By raccars Published

bmwart

Plug-in hybrid powertrains are changing the image of luxury SUVs.

Previously considered gas guzzling and ostentatious, luxury SUVs are starting to look like the sensible and conscientious choice for clean and green leaning motorists. While all three have unnecessarily long and complicated names, the Porsche Cayenne S E-Hybrid, Volvo XC90 T8 Twin Engine Momentum and the BMW X5 xDrive40e M Sport all offer cosseting luxury combined with fuel consumption of at least 80mpg - according to official manufacturers' figures anyway. What distinguishes them is the ability to cruise along on electric power alone for about 20 miles at a time, without using any fuel.

What's under the bonnet?

Of course their electric motors are combined with substantial internal combustion units; the Porsche a V6 with supercharger, four cylinders and a turbo for the BMW which Volvo matches and augments with a supercharger. All three come with eight speed automatic transmissions, four wheel drive and a variety of pre-set driving modes selectable by the driver.

Hybrid SUVs on the road

If you haven't driven a hybrid before, you'll experience something of a learning curve when you first get behind the wheel. The cars are designed to switch seamlessly between fuel and electric power but the reality is not quite as smooth as silk. If you put your foot down in electric mode you could be surprised by a power surge when the combustion engine joins in, while breaking can be a jerky experience too.

Of these three the BMW X5 xDrive40e M Sport is most comfortable when switching between power modes but loses that smoothness in braking. It's also the slowest of the three, taking 6.8 seconds to get to 60mph compared to the Porsche's 5.7 seconds and the Volvo, the quickest of the lot at 5.4 seconds.

The Porsche Cayenne S E-Hybrid handles well, better than its competitors, particularly if you choose the £1,328 air suspension option, and offers the smoothest acceleration and braking action. BMW is usually known for its handing but in this case it's less accurate and responsive than the Porsche.
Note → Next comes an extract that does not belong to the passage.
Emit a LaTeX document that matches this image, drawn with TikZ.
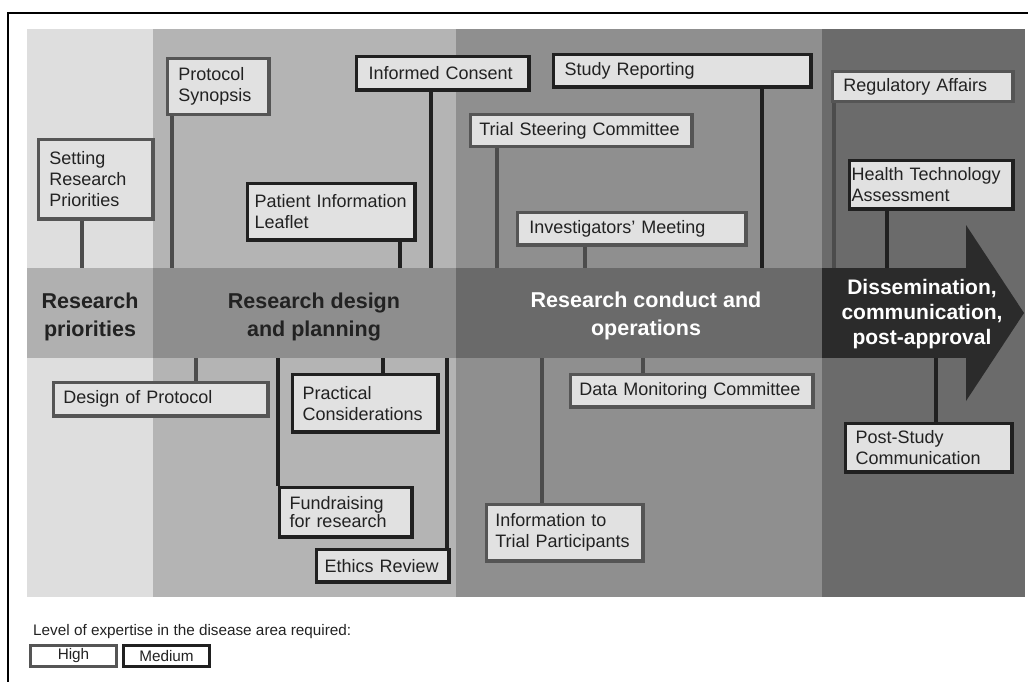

Air suspension is also an option on the Volvo XC90 T8 Twin Engine Momentum, costing £2,150. Its steering also beats the BMW's but it does suffer with body roll around a tight corner. The BMW's forte is its composure on a poor road surface, whereas the Porsche gets a little jittery over lumps and bumps.

The cabins

From the driver's seat the Porsche's dashboard is overcrowded - there are plenty of buttons to play with on the other two but the BMW at least is positively minimal next to the Cayenne. The Beamer's infotainment system is simple, intuitive and controlled by a rotary dial on the centre console. The Volvo uses a touchscreen navigation system which can be hard work, but all three vehicles are as comfortable and luxurious as you would expect.

Lumbar support comes as standard with the broad and very welcoming seats of the Swedish SUV but you'll have to pay extra for the feature with the others - £275 in the BMW and an eye watering £1,092 for added lumbar support in the Porsche. Taller drivers will appreciate the BMW's adjustable thigh support and the Porsche's seats are contoured for comfort.

The hybrid battery pack robs some boot space from all three cars but the passenger cabins are roomy. The BMW is broadest across the beam if you're likely to need to squeeze in three adults in the rear but the Volvo offers a third row of two seats that work best for children.

Overall the addition of hybrid power is a nice gimmick but offers relatively little advantage over the much cheaper diesel counterparts. There are pros and cons to each model and all are expensive, so you will need to choose carefully.